Photo of women walking in Ecuador

Women walking in Guangaje Ecuador

Camila Albuja

SARAGURO — Here in this corner of southern Ecuador, life seems to be like a mandala — everything is cleverly used in this ancestral system of circular production. But the women of Saraguro had to fight and resist to make their way of life, protecting the local water and the seeds. When weaving, the women share and take care of each other, also weaving a sense of community.

With the wrinkled tips of her fingers, Mercedes Quizhpe, an indigenous woman from the Kichwa Saraguro people, washes one by one the freshly harvested vegetables from her garden. Standing on a small bench, with her hands plunged into the strong torrent of icy water and the bone-chilling early morning breeze, she checks that each one of her vegetables is ready for fair day. Her actions hold a life of historical resistance, one that prioritizes the care of life through the defense of territory and food sovereignty.

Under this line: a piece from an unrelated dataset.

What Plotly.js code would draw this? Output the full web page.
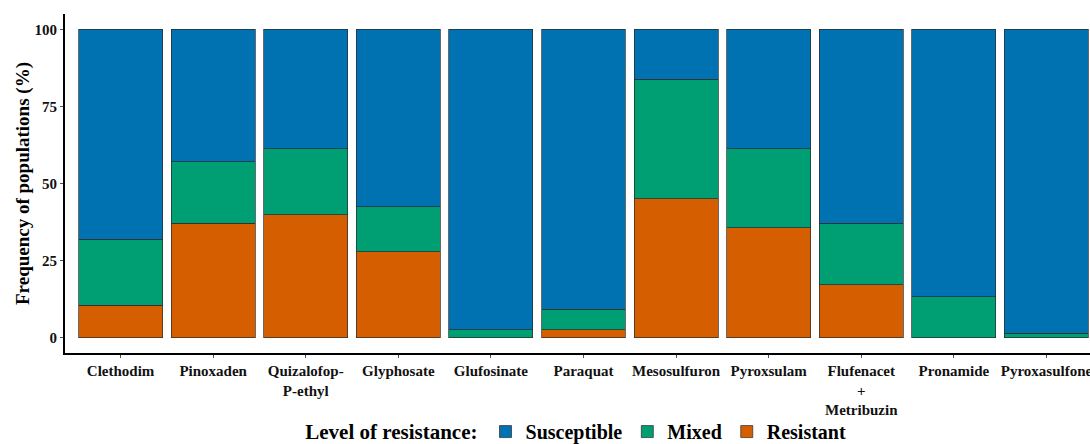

Mercedes' way of life is also one that holds many potential lessons for how to do agriculture and tourism better.

In the province of Loja, work begins before sunrise. At 5:00 a.m., the barking of dogs, the guardians of each house, starts. There is that characteristic smell of damp earth from the morning dew. Sheep bah uninterruptedly through the day. With all this life around, the crowing of early-rising roosters doesn't sound so lonely.